We may, at our option, elect to offer fractional shares rather than full shares of the preferred stock of a series. In the event that we determine to do so, we will issue receipts for depositary shares, each of which will represent a fraction (to be set forth in the prospectus supplement relating to a particular series of preferred stock) of a share of a particular series of preferred stock as more fully described below.

The shares of any series of preferred stock represented by depositary shares will be deposited under one or more deposit agreements among us, a depositary to be named in the applicable prospectus supplement, and the holders from time to time of depositary receipts issued thereunder. Subject to the terms of the applicable deposit agreement, each holder of a depositary share will be entitled, in proportion to the applicable fraction of a share of preferred stock represented by the depositary share, to all the rights and preferences of the preferred stock represented thereby (including, as applicable, dividend, voting, redemption, subscription and liquidation rights).

The depositary shares will be evidenced by depositary receipts issued pursuant to the deposit agreement. Depositary receipts will be distributed to those persons purchasing the fractional shares of the related series of preferred stock.

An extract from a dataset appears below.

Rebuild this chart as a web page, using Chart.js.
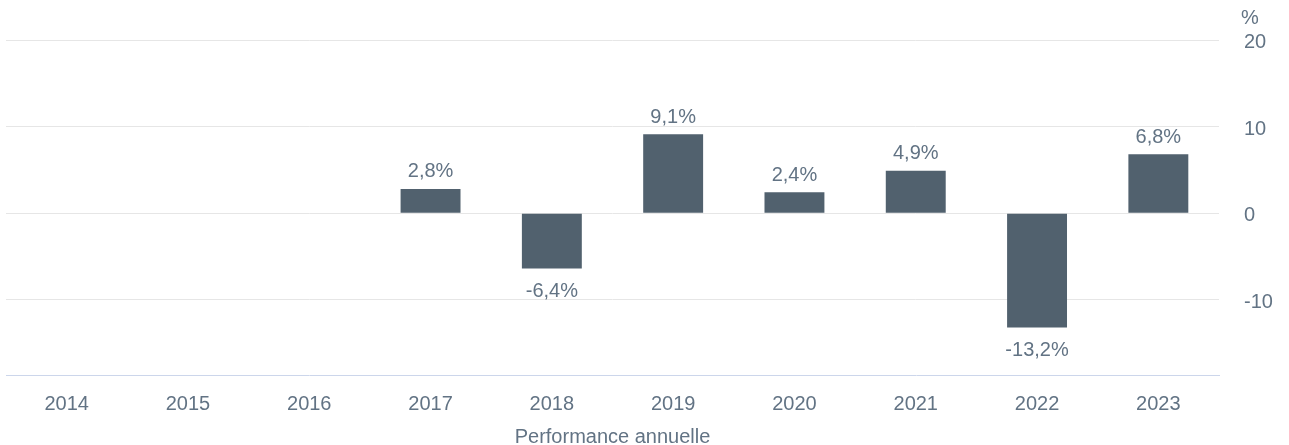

The following description sets forth certain general terms and provisions of the depositary shares to which any prospectus supplement may relate. The particular terms of the depositary shares to which any prospectus supplement may relate and the extent, if any, to which such general provisions may apply to the depositary shares so offered will be described in the applicable prospectus supplement. To the extent that any particular terms of the depositary shares or the deposit agreement described in a prospectus supplement differ from any of the terms described below, then the terms described below will be deemed to have been superseded by that prospectus supplement relating to such deposited shares. The forms of deposit agreement and depositary receipt will be filed as exhibits to the documents incorporated or deemed to be incorporated by reference in this prospectus.

The following summary of certain provisions of the depositary shares and deposit agreement does not purport to be complete and is subject to, and is qualified in its entirety by express reference to, all the provisions of the deposit agreement and the applicable prospectus supplement, including the definitions.

Immediately following our issuance of shares of a series of preferred stock that will be offered as fractional shares, we will deposit the shares with the depositary, which will then issue and deliver the depositary receipts to the purchasers thereof. Depositary receipts will only be issued evidencing whole depositary shares. A depositary receipt may evidence any number of whole depositary shares.

Pending the preparation of definitive depositary receipts, the depositary may, upon our written order, issue temporary depositary receipts substantially identical to (and entitling the holders thereof to all the rights pertaining to) the definitive depositary receipts but not in definitive form. Definitive depositary receipts will be prepared thereafter without unreasonable delay, and such temporary depositary receipts will be exchangeable for definitive depositary receipts at our expense.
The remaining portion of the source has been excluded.